►

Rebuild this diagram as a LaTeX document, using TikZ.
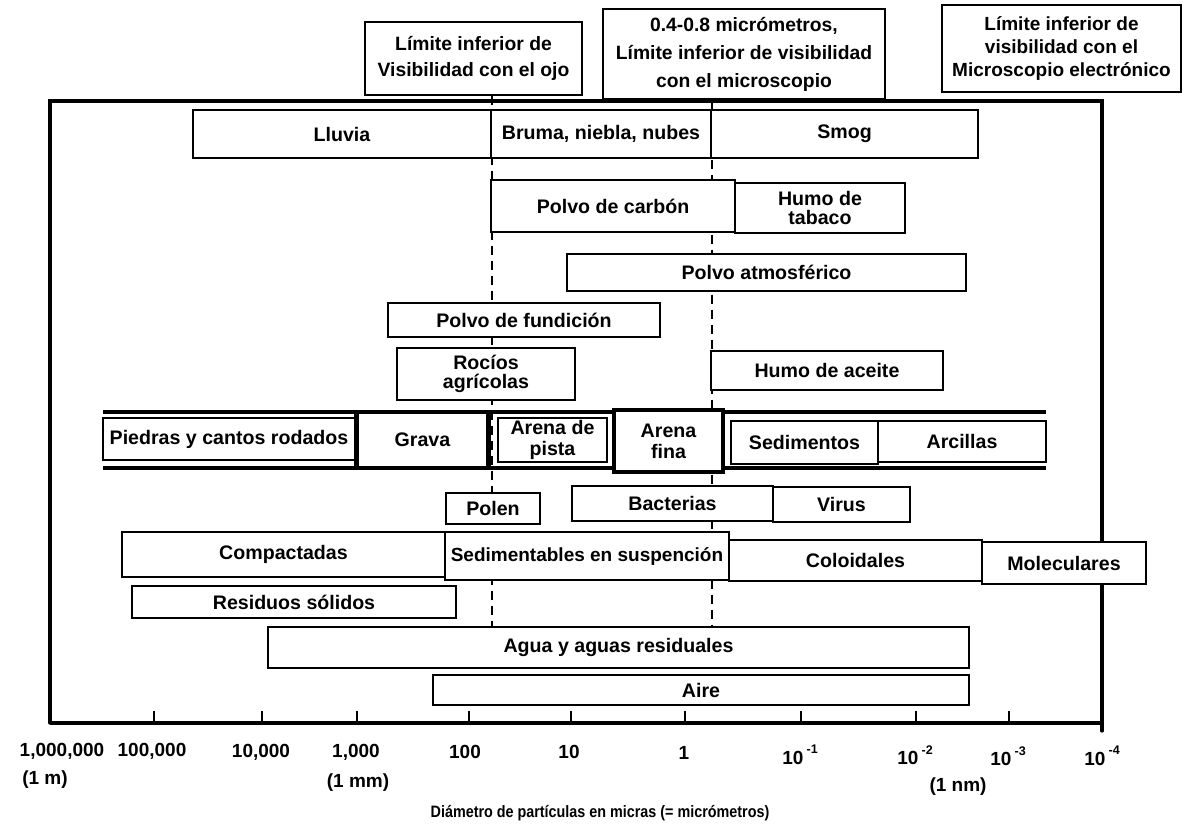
\documentclass[tikz,border=0pt]{standalone}
\usepackage{fontspec}
\usepackage{graphicx}
\usetikzlibrary{backgrounds}
\newfontfamily\lab{Liberation Sans Bold}
\newcommand\fs[2]{\fontsize{#1}{#2}\selectfont}
% \bx[options]{name}{x1}{y1}{x2}{y2}{text}: box between two corners
\newcommand\bx[7][]{%
  \node[box,minimum width={#5-#3},minimum height={#6-#4},#1] (#2)
    at ({(#3+#5)/2},{(#4+#6)/2}) {#7};}
\newcommand\expo[1]{10\,\raisebox{0.55em}{\fs{12.5}{13}#1}}
\tikzset{
  box/.style={draw,fill=white,line width=1.4pt,inner sep=0pt,align=center,font=\lab\fs{19.6}{21}},
  heavybox/.style={line width=2.8pt},
  thickbox/.style={line width=4.5pt},
  guide/.style={line width=1.9pt,dash pattern=on 9pt off 6pt},
  frameline/.style={line width=3.2pt},
  bandline/.style={line width=4.8pt},
  tickline/.style={line width=1.5pt},
  axislabel/.style={font=\lab\fs{19}{22},inner sep=0pt},
}
\begin{document}
\begin{tikzpicture}[x=1pt,y=-1pt]
\useasboundingbox (0,0) rectangle (1193,827);

% chart frame and size axis
\draw[frameline,line cap=round] (50,723) -- (50,101) -- (1102,101) -- (1102,731);
\draw[frameline] (50,723) -- (1102,723);
\foreach \x in {154,262,357,469,571,685,801,916,1009}
  \draw[tickline] (\x,723) -- (\x,711);

% visibility limits
\bx[font=\lab\fs{19.3}{26}]{ojo}{365}{22}{582}{95}{Límite inferior de\\Visibilidad con el ojo}
\bx[font=\lab\fs{19.3}{28}]{micro}{603}{9}{885}{99}{0.4-0.8 micrómetros,\\Límite inferior de visibilidad\\con el microscopio}
\bx[font=\lab\fs{19}{23}]{elec}{942}{5}{1181}{92}{Límite inferior de\\visibilidad con el\\Microscopio electrónico}

% atmospheric particles
\bx[heavybox]{lluvia}{193}{110}{491}{158}{\raisebox{-3pt}{Lluvia}}
\bx[heavybox]{bruma}{491}{110}{711}{158}{\raisebox{-4pt}{Bruma, niebla, nubes}}
\bx[heavybox]{smog}{711}{110}{978}{158}{\raisebox{-6pt}{Smog}}
\bx{carbon}{491}{180}{735}{232}{Polvo de carbón}
\bx[font=\lab\fs{19.6}{19}]{tabaco}{735}{183}{905}{233}{Humo de\\tabaco}
\bx{atmos}{567}{254}{966}{291}{Polvo atmosférico}
\bx{fundicion}{388}{303}{660}{337}{Polvo de fundición}
\bx[font=\lab\fs{19.6}{19}]{rocios}{397}{348}{575}{400}{Rocíos\\agrícolas}
\bx{aceite}{711}{351}{943}{390}{Humo de aceite}

% soil particle band
\coordinate (bandNW) at (103,412);
\coordinate (bandNE) at (1046,412);
\coordinate (bandSW) at (103,468);
\coordinate (bandSE) at (1046,468);
\draw[bandline] (bandNW) -- (bandNE);
\draw[bandline] (bandSW) -- (bandSE);
\bx{piedras}{103}{418}{355}{460}{Piedras y cantos rodados}
\bx[draw=none]{grava}{357}{414}{488}{466}{Grava}
\draw[bandline] (grava.north west) -- (grava.south west);
\draw[bandline] (grava.north east) -- (grava.south east);
\bx{pista}{498}{418}{607}{462}{Arena de\\pista}
\bx[thickbox]{fina}{614}{410}{723}{472}{Arena\\fina}
\bx{sedim}{731}{421}{878}{464}{Sedimentos}
\bx{arcillas}{878}{421}{1046}{462}{Arcillas}

% biological particles
\bx{polen}{446}{493}{540}{524}{Polen}
\bx{bacterias}{572}{486}{773}{521}{Bacterias}
\bx{virus}{773}{487}{910}{522}{Virus}

% particle classes
\bx{compact}{122}{532}{445}{577}{Compactadas}
\bx[font=\lab\fs{19}{21}]{sedimentables}{445}{532}{729}{580}{Sedimentables en suspención}
\bx{coloid}{729}{540}{982}{581}{Coloidales}
\bx{molec}{982}{542}{1146}{584}{\raisebox{-7pt}{Moleculares}}
\bx{residuos}{132}{586}{456}{618}{\raisebox{-6pt}{Residuos sólidos}}
\bx{agua}{268}{627}{969}{668}{\raisebox{-3pt}{Agua y aguas residuales}}
\bx{aire}{433}{675}{969}{705}{Aire}

% visibility guides behind the boxes
\begin{scope}[on background layer]
  \draw[guide] (ojo.south -| lluvia.east) -- (agua.north -| lluvia.east);
  \draw[guide] (micro.south -| bruma.east) -- (agua.north -| bruma.east);
\end{scope}

% axis labels
\node[axislabel] (l0) at (62,751) {1,000,000};
\node[axislabel] (l1) at (152,751) {100,000};
\node[axislabel] (l2) at (261,752) {10,000};
\node[axislabel] (l3) at (356,752) {1,000};
\node[axislabel] (l4) at (465,752) {100};
\node[axislabel] (l5) at (569,752) {10};
\node[axislabel] (l6) at (684,753) {1};
\node[axislabel] (l7) at (800,755) {\expo{-1}};
\node[axislabel] (l8) at (915,755) {\expo{-2}};
\node[axislabel] (l9) at (1008,756) {\expo{-3}};
\node[axislabel] (l10) at (1102,756) {\expo{-4}};
\node[axislabel] (um) at (45,780) {(1 m)};
\node[axislabel] (umm) at (358,783) {(1 mm)};
\node[axislabel] (unm) at (958,787) {(1 nm)};
\node[axislabel,font=\lab\fs{16.5}{20}] (titulo) at (600,813) {\scalebox{0.87}[1]{Diámetro de partículas en micras (= micrómetros)}};
\end{tikzpicture}
\end{document}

◄

Every line above should be returned exactly; the pictures stay out.

(Exercise solution):
Rebuild this diagram as a LaTeX document, using TikZ.
\documentclass[tikz,border=0pt]{standalone}
\usepackage{fontspec}
\usepackage{graphicx}
\usetikzlibrary{backgrounds}
\newfontfamily\lab{Liberation Sans Bold}
\newcommand\fs[2]{\fontsize{#1}{#2}\selectfont}
% \bx[options]{name}{x1}{y1}{x2}{y2}{text}: box between two corners
\newcommand\bx[7][]{%
  \node[box,minimum width={#5-#3},minimum height={#6-#4},#1] (#2)
    at ({(#3+#5)/2},{(#4+#6)/2}) {#7};}
\newcommand\expo[1]{10\,\raisebox{0.55em}{\fs{12.5}{13}#1}}
\tikzset{
  box/.style={draw,fill=white,line width=1.4pt,inner sep=0pt,align=center,font=\lab\fs{19.6}{21}},
  heavybox/.style={line width=2.8pt},
  thickbox/.style={line width=4.5pt},
  guide/.style={line width=1.9pt,dash pattern=on 9pt off 6pt},
  frameline/.style={line width=3.2pt},
  bandline/.style={line width=4.8pt},
  tickline/.style={line width=1.5pt},
  axislabel/.style={font=\lab\fs{19}{22},inner sep=0pt},
}
\begin{document}
\begin{tikzpicture}[x=1pt,y=-1pt]
\useasboundingbox (0,0) rectangle (1193,827);

% chart frame and size axis
\draw[frameline,line cap=round] (50,723) -- (50,101) -- (1102,101) -- (1102,731);
\draw[frameline] (50,723) -- (1102,723);
\foreach \x in {154,262,357,469,571,685,801,916,1009}
  \draw[tickline] (\x,723) -- (\x,711);

% visibility limits
\bx[font=\lab\fs{19.3}{26}]{ojo}{365}{22}{582}{95}{Límite inferior de\\Visibilidad con el ojo}
\bx[font=\lab\fs{19.3}{28}]{micro}{603}{9}{885}{99}{0.4-0.8 micrómetros,\\Límite inferior de visibilidad\\con el microscopio}
\bx[font=\lab\fs{19}{23}]{elec}{942}{5}{1181}{92}{Límite inferior de\\visibilidad con el\\Microscopio electrónico}

% atmospheric particles
\bx[heavybox]{lluvia}{193}{110}{491}{158}{\raisebox{-3pt}{Lluvia}}
\bx[heavybox]{bruma}{491}{110}{711}{158}{\raisebox{-4pt}{Bruma, niebla, nubes}}
\bx[heavybox]{smog}{711}{110}{978}{158}{\raisebox{-6pt}{Smog}}
\bx{carbon}{491}{180}{735}{232}{Polvo de carbón}
\bx[font=\lab\fs{19.6}{19}]{tabaco}{735}{183}{905}{233}{Humo de\\tabaco}
\bx{atmos}{567}{254}{966}{291}{Polvo atmosférico}
\bx{fundicion}{388}{303}{660}{337}{Polvo de fundición}
\bx[font=\lab\fs{19.6}{19}]{rocios}{397}{348}{575}{400}{Rocíos\\agrícolas}
\bx{aceite}{711}{351}{943}{390}{Humo de aceite}

% soil particle band
\coordinate (bandNW) at (103,412);
\coordinate (bandNE) at (1046,412);
\coordinate (bandSW) at (103,468);
\coordinate (bandSE) at (1046,468);
\draw[bandline] (bandNW) -- (bandNE);
\draw[bandline] (bandSW) -- (bandSE);
\bx{piedras}{103}{418}{355}{460}{Piedras y cantos rodados}
\bx[draw=none]{grava}{357}{414}{488}{466}{Grava}
\draw[bandline] (grava.north west) -- (grava.south west);
\draw[bandline] (grava.north east) -- (grava.south east);
\bx{pista}{498}{418}{607}{462}{Arena de\\pista}
\bx[thickbox]{fina}{614}{410}{723}{472}{Arena\\fina}
\bx{sedim}{731}{421}{878}{464}{Sedimentos}
\bx{arcillas}{878}{421}{1046}{462}{Arcillas}

% biological particles
\bx{polen}{446}{493}{540}{524}{Polen}
\bx{bacterias}{572}{486}{773}{521}{Bacterias}
\bx{virus}{773}{487}{910}{522}{Virus}

% particle classes
\bx{compact}{122}{532}{445}{577}{Compactadas}
\bx[font=\lab\fs{19}{21}]{sedimentables}{445}{532}{729}{580}{Sedimentables en suspención}
\bx{coloid}{729}{540}{982}{581}{Coloidales}
\bx{molec}{982}{542}{1146}{584}{\raisebox{-7pt}{Moleculares}}
\bx{residuos}{132}{586}{456}{618}{\raisebox{-6pt}{Residuos sólidos}}
\bx{agua}{268}{627}{969}{668}{\raisebox{-3pt}{Agua y aguas residuales}}
\bx{aire}{433}{675}{969}{705}{Aire}

% visibility guides behind the boxes
\begin{scope}[on background layer]
  \draw[guide] (ojo.south -| lluvia.east) -- (agua.north -| lluvia.east);
  \draw[guide] (micro.south -| bruma.east) -- (agua.north -| bruma.east);
\end{scope}

% axis labels
\node[axislabel] (l0) at (62,751) {1,000,000};
\node[axislabel] (l1) at (152,751) {100,000};
\node[axislabel] (l2) at (261,752) {10,000};
\node[axislabel] (l3) at (356,752) {1,000};
\node[axislabel] (l4) at (465,752) {100};
\node[axislabel] (l5) at (569,752) {10};
\node[axislabel] (l6) at (684,753) {1};
\node[axislabel] (l7) at (800,755) {\expo{-1}};
\node[axislabel] (l8) at (915,755) {\expo{-2}};
\node[axislabel] (l9) at (1008,756) {\expo{-3}};
\node[axislabel] (l10) at (1102,756) {\expo{-4}};
\node[axislabel] (um) at (45,780) {(1 m)};
\node[axislabel] (umm) at (358,783) {(1 mm)};
\node[axislabel] (unm) at (958,787) {(1 nm)};
\node[axislabel,font=\lab\fs{16.5}{20}] (titulo) at (600,813) {\scalebox{0.87}[1]{Diámetro de partículas en micras (= micrómetros)}};
\end{tikzpicture}
\end{document}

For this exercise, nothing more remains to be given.